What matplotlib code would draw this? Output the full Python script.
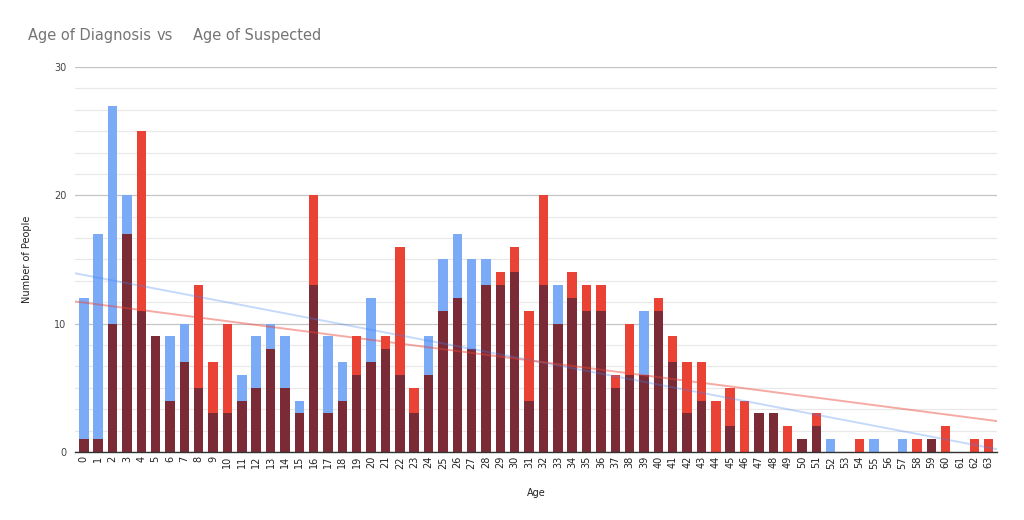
import numpy as np
import matplotlib
matplotlib.use("Agg")
import matplotlib.pyplot as plt
from matplotlib.ticker import MultipleLocator

ages = list(range(64))
diagnosis = [12, 17, 27, 20, 11, 9, 9, 10, 5, 3, 3, 6, 9, 10, 9, 4, 13, 9, 7, 6,
             12, 8, 6, 3, 9, 15, 17, 15, 15, 13, 14, 4, 13, 13, 12, 11, 11, 5, 6, 11,
             11, 7, 3, 4, 0, 2, 0, 3, 3, 0, 1, 2, 1, 0, 0, 1, 0, 1, 0, 1,
             0, 0, 0, 0]
suspected = [1, 1, 10, 17, 25, 9, 4, 7, 13, 7, 10, 4, 5, 8, 5, 3, 20, 3, 4, 9,
             7, 9, 16, 5, 6, 11, 12, 8, 13, 14, 16, 11, 20, 10, 14, 13, 13, 6, 10, 6,
             12, 9, 7, 7, 4, 5, 4, 3, 3, 2, 1, 3, 0, 0, 1, 0, 0, 0, 1, 1,
             2, 0, 1, 1]

title_left = "Age of Diagnosis"
title_mid = "vs"
title_right = "Age of Suspected"
xlabel = "Age"
ylabel = "Number of People"

blue = "#7baaf7"
red = "#ea4335"
dark = "#7a2b35"

x = np.array(ages)
d = np.array(diagnosis)
s = np.array(suspected)
both = np.minimum(d, s)

fig = plt.figure(figsize=(10.24, 5.2), dpi=100)
ax = fig.add_axes([0.073, 0.131, 0.901, 0.740])

w = 0.66
ax.bar(x, d, width=w, color=blue, zorder=2)
ax.bar(x, s, width=w, color=red, zorder=2)
ax.bar(x, both, width=w, color=dark, zorder=3)

# linear trendlines
xx = np.array([-0.63, 63.6])
pd_ = np.polyfit(x, d, 1)
ps_ = np.polyfit(x, s, 1)
ax.plot(xx, np.polyval(pd_, xx), color="#4285f4", alpha=0.3, lw=1.4, zorder=4)
ax.plot(xx, np.polyval(ps_, xx), color="#ea4335", alpha=0.45, lw=1.4, zorder=4)

ax.set_xlim(-0.63, 63.6)
ax.set_ylim(0, 30)
ax.yaxis.set_major_locator(MultipleLocator(10))
ax.yaxis.set_minor_locator(MultipleLocator(10 / 6))
ax.grid(which="major", axis="y", color="#c4c4c4", lw=0.9, zorder=0)
ax.grid(which="minor", axis="y", color="#e8e8e8", lw=0.9, zorder=0)
ax.set_xticks(x)
ax.set_xticklabels([str(a) for a in ages], rotation=90, fontsize=7, color="#222222")
ax.tick_params(axis="y", which="both", length=0, labelsize=7, labelcolor="#444444", pad=6)
ax.tick_params(axis="x", length=0, pad=3)
for sp in ["top", "right", "left"]:
    ax.spines[sp].set_visible(False)
ax.spines["bottom"].set_color("#333333")
ax.spines["bottom"].set_linewidth(1)
ax.spines["bottom"].set_zorder(5)

ax.set_xlabel(xlabel, fontsize=7, color="#222222", labelpad=14)
ax.set_ylabel(ylabel, fontsize=7, color="#222222", labelpad=16)

tc = "#757575"
fig.text(0.027, 0.932, title_left, fontsize=10.5, color=tc, ha="left", va="center")
fig.text(0.161, 0.932, title_mid, fontsize=10.5, color=tc, ha="center", va="center")
fig.text(0.188, 0.932, title_right, fontsize=10.5, color=tc, ha="left", va="center")

fig.savefig("out.png", dpi=100, facecolor="white")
☆ ☆ ☆
**Given problem**
Repeat the data exactly, excluding the pictures.

**Response below**
What matplotlib code would draw this? Output the full Python script.
import numpy as np
import matplotlib
matplotlib.use("Agg")
import matplotlib.pyplot as plt
from matplotlib.ticker import MultipleLocator

ages = list(range(64))
diagnosis = [12, 17, 27, 20, 11, 9, 9, 10, 5, 3, 3, 6, 9, 10, 9, 4, 13, 9, 7, 6,
             12, 8, 6, 3, 9, 15, 17, 15, 15, 13, 14, 4, 13, 13, 12, 11, 11, 5, 6, 11,
             11, 7, 3, 4, 0, 2, 0, 3, 3, 0, 1, 2, 1, 0, 0, 1, 0, 1, 0, 1,
             0, 0, 0, 0]
suspected = [1, 1, 10, 17, 25, 9, 4, 7, 13, 7, 10, 4, 5, 8, 5, 3, 20, 3, 4, 9,
             7, 9, 16, 5, 6, 11, 12, 8, 13, 14, 16, 11, 20, 10, 14, 13, 13, 6, 10, 6,
             12, 9, 7, 7, 4, 5, 4, 3, 3, 2, 1, 3, 0, 0, 1, 0, 0, 0, 1, 1,
             2, 0, 1, 1]

title_left = "Age of Diagnosis"
title_mid = "vs"
title_right = "Age of Suspected"
xlabel = "Age"
ylabel = "Number of People"

blue = "#7baaf7"
red = "#ea4335"
dark = "#7a2b35"

x = np.array(ages)
d = np.array(diagnosis)
s = np.array(suspected)
both = np.minimum(d, s)

fig = plt.figure(figsize=(10.24, 5.2), dpi=100)
ax = fig.add_axes([0.073, 0.131, 0.901, 0.740])

w = 0.66
ax.bar(x, d, width=w, color=blue, zorder=2)
ax.bar(x, s, width=w, color=red, zorder=2)
ax.bar(x, both, width=w, color=dark, zorder=3)

# linear trendlines
xx = np.array([-0.63, 63.6])
pd_ = np.polyfit(x, d, 1)
ps_ = np.polyfit(x, s, 1)
ax.plot(xx, np.polyval(pd_, xx), color="#4285f4", alpha=0.3, lw=1.4, zorder=4)
ax.plot(xx, np.polyval(ps_, xx), color="#ea4335", alpha=0.45, lw=1.4, zorder=4)

ax.set_xlim(-0.63, 63.6)
ax.set_ylim(0, 30)
ax.yaxis.set_major_locator(MultipleLocator(10))
ax.yaxis.set_minor_locator(MultipleLocator(10 / 6))
ax.grid(which="major", axis="y", color="#c4c4c4", lw=0.9, zorder=0)
ax.grid(which="minor", axis="y", color="#e8e8e8", lw=0.9, zorder=0)
ax.set_xticks(x)
ax.set_xticklabels([str(a) for a in ages], rotation=90, fontsize=7, color="#222222")
ax.tick_params(axis="y", which="both", length=0, labelsize=7, labelcolor="#444444", pad=6)
ax.tick_params(axis="x", length=0, pad=3)
for sp in ["top", "right", "left"]:
    ax.spines[sp].set_visible(False)
ax.spines["bottom"].set_color("#333333")
ax.spines["bottom"].set_linewidth(1)
ax.spines["bottom"].set_zorder(5)

ax.set_xlabel(xlabel, fontsize=7, color="#222222", labelpad=14)
ax.set_ylabel(ylabel, fontsize=7, color="#222222", labelpad=16)

tc = "#757575"
fig.text(0.027, 0.932, title_left, fontsize=10.5, color=tc, ha="left", va="center")
fig.text(0.161, 0.932, title_mid, fontsize=10.5, color=tc, ha="center", va="center")
fig.text(0.188, 0.932, title_right, fontsize=10.5, color=tc, ha="left", va="center")

fig.savefig("out.png", dpi=100, facecolor="white")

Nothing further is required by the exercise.